Your task ▸ Emit the data below verbatim, stripping out any pictures.
#### Given material
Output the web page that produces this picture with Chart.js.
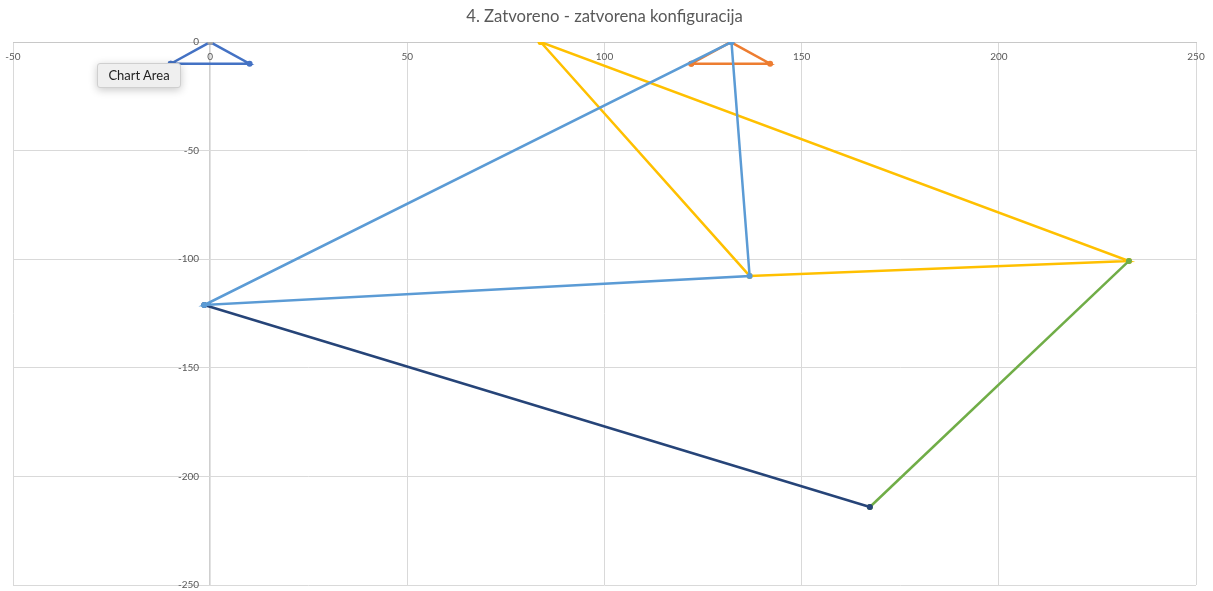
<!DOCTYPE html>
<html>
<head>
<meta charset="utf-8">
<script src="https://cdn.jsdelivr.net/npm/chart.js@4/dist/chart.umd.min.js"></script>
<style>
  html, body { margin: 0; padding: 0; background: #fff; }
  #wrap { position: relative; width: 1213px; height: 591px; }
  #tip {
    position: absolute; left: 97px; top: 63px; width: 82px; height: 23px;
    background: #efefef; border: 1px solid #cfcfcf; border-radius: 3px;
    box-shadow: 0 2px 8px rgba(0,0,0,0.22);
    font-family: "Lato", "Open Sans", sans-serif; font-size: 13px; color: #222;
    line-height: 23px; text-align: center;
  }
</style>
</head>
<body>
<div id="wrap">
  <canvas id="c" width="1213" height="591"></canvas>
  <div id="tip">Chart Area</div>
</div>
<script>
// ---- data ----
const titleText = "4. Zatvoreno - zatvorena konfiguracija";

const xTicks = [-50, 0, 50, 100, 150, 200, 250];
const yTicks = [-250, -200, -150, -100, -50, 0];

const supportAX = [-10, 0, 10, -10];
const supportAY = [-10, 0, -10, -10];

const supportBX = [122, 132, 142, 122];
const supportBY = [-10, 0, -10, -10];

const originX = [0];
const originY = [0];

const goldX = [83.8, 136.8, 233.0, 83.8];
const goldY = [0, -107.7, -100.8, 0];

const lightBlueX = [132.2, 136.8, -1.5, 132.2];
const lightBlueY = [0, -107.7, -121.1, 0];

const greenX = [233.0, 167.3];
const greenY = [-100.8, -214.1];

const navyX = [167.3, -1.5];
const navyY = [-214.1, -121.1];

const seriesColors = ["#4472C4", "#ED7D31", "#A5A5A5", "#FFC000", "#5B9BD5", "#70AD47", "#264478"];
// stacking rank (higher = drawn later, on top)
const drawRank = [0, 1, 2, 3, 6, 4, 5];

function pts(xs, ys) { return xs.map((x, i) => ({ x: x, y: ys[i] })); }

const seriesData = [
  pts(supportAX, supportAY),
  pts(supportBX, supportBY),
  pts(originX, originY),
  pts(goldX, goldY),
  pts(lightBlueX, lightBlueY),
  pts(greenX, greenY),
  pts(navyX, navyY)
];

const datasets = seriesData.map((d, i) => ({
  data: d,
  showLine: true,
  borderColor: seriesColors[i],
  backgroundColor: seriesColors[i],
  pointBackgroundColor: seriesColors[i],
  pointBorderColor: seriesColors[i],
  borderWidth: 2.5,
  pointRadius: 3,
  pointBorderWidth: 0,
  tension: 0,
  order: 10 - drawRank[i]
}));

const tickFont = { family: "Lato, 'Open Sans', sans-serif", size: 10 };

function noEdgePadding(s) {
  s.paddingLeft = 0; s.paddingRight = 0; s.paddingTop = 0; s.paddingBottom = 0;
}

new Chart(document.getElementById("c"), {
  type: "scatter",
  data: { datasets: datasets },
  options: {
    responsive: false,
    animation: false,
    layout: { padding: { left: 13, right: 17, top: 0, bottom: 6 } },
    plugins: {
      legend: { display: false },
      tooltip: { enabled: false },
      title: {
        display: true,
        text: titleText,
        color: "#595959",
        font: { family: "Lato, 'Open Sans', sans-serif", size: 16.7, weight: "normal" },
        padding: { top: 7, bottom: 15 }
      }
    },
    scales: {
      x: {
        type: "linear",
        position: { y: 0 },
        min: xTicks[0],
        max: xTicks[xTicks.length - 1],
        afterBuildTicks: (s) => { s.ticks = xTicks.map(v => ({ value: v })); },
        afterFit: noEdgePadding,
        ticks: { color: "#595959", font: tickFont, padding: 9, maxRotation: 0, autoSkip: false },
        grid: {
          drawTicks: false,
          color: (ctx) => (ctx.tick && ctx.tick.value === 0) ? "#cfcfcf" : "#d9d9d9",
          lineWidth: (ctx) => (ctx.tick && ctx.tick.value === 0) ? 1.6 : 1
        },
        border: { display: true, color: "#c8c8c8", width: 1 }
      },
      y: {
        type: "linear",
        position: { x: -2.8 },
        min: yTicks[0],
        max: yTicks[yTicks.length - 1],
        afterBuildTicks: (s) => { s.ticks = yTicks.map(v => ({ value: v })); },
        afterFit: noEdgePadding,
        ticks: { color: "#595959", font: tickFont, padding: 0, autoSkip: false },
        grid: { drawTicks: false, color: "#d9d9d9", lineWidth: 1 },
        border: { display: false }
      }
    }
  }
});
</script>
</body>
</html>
########
Exercise solution ▸
Output the web page that produces this picture with Chart.js.
<!DOCTYPE html>
<html>
<head>
<meta charset="utf-8">
<script src="https://cdn.jsdelivr.net/npm/chart.js@4/dist/chart.umd.min.js"></script>
<style>
  html, body { margin: 0; padding: 0; background: #fff; }
  #wrap { position: relative; width: 1213px; height: 591px; }
  #tip {
    position: absolute; left: 97px; top: 63px; width: 82px; height: 23px;
    background: #efefef; border: 1px solid #cfcfcf; border-radius: 3px;
    box-shadow: 0 2px 8px rgba(0,0,0,0.22);
    font-family: "Lato", "Open Sans", sans-serif; font-size: 13px; color: #222;
    line-height: 23px; text-align: center;
  }
</style>
</head>
<body>
<div id="wrap">
  <canvas id="c" width="1213" height="591"></canvas>
  <div id="tip">Chart Area</div>
</div>
<script>
// ---- data ----
const titleText = "4. Zatvoreno - zatvorena konfiguracija";

const xTicks = [-50, 0, 50, 100, 150, 200, 250];
const yTicks = [-250, -200, -150, -100, -50, 0];

const supportAX = [-10, 0, 10, -10];
const supportAY = [-10, 0, -10, -10];

const supportBX = [122, 132, 142, 122];
const supportBY = [-10, 0, -10, -10];

const originX = [0];
const originY = [0];

const goldX = [83.8, 136.8, 233.0, 83.8];
const goldY = [0, -107.7, -100.8, 0];

const lightBlueX = [132.2, 136.8, -1.5, 132.2];
const lightBlueY = [0, -107.7, -121.1, 0];

const greenX = [233.0, 167.3];
const greenY = [-100.8, -214.1];

const navyX = [167.3, -1.5];
const navyY = [-214.1, -121.1];

const seriesColors = ["#4472C4", "#ED7D31", "#A5A5A5", "#FFC000", "#5B9BD5", "#70AD47", "#264478"];
// stacking rank (higher = drawn later, on top)
const drawRank = [0, 1, 2, 3, 6, 4, 5];

function pts(xs, ys) { return xs.map((x, i) => ({ x: x, y: ys[i] })); }

const seriesData = [
  pts(supportAX, supportAY),
  pts(supportBX, supportBY),
  pts(originX, originY),
  pts(goldX, goldY),
  pts(lightBlueX, lightBlueY),
  pts(greenX, greenY),
  pts(navyX, navyY)
];

const datasets = seriesData.map((d, i) => ({
  data: d,
  showLine: true,
  borderColor: seriesColors[i],
  backgroundColor: seriesColors[i],
  pointBackgroundColor: seriesColors[i],
  pointBorderColor: seriesColors[i],
  borderWidth: 2.5,
  pointRadius: 3,
  pointBorderWidth: 0,
  tension: 0,
  order: 10 - drawRank[i]
}));

const tickFont = { family: "Lato, 'Open Sans', sans-serif", size: 10 };

function noEdgePadding(s) {
  s.paddingLeft = 0; s.paddingRight = 0; s.paddingTop = 0; s.paddingBottom = 0;
}

new Chart(document.getElementById("c"), {
  type: "scatter",
  data: { datasets: datasets },
  options: {
    responsive: false,
    animation: false,
    layout: { padding: { left: 13, right: 17, top: 0, bottom: 6 } },
    plugins: {
      legend: { display: false },
      tooltip: { enabled: false },
      title: {
        display: true,
        text: titleText,
        color: "#595959",
        font: { family: "Lato, 'Open Sans', sans-serif", size: 16.7, weight: "normal" },
        padding: { top: 7, bottom: 15 }
      }
    },
    scales: {
      x: {
        type: "linear",
        position: { y: 0 },
        min: xTicks[0],
        max: xTicks[xTicks.length - 1],
        afterBuildTicks: (s) => { s.ticks = xTicks.map(v => ({ value: v })); },
        afterFit: noEdgePadding,
        ticks: { color: "#595959", font: tickFont, padding: 9, maxRotation: 0, autoSkip: false },
        grid: {
          drawTicks: false,
          color: (ctx) => (ctx.tick && ctx.tick.value === 0) ? "#cfcfcf" : "#d9d9d9",
          lineWidth: (ctx) => (ctx.tick && ctx.tick.value === 0) ? 1.6 : 1
        },
        border: { display: true, color: "#c8c8c8", width: 1 }
      },
      y: {
        type: "linear",
        position: { x: -2.8 },
        min: yTicks[0],
        max: yTicks[yTicks.length - 1],
        afterBuildTicks: (s) => { s.ticks = yTicks.map(v => ({ value: v })); },
        afterFit: noEdgePadding,
        ticks: { color: "#595959", font: tickFont, padding: 0, autoSkip: false },
        grid: { drawTicks: false, color: "#d9d9d9", lineWidth: 1 },
        border: { display: false }
      }
    }
  }
});
</script>
</body>
</html>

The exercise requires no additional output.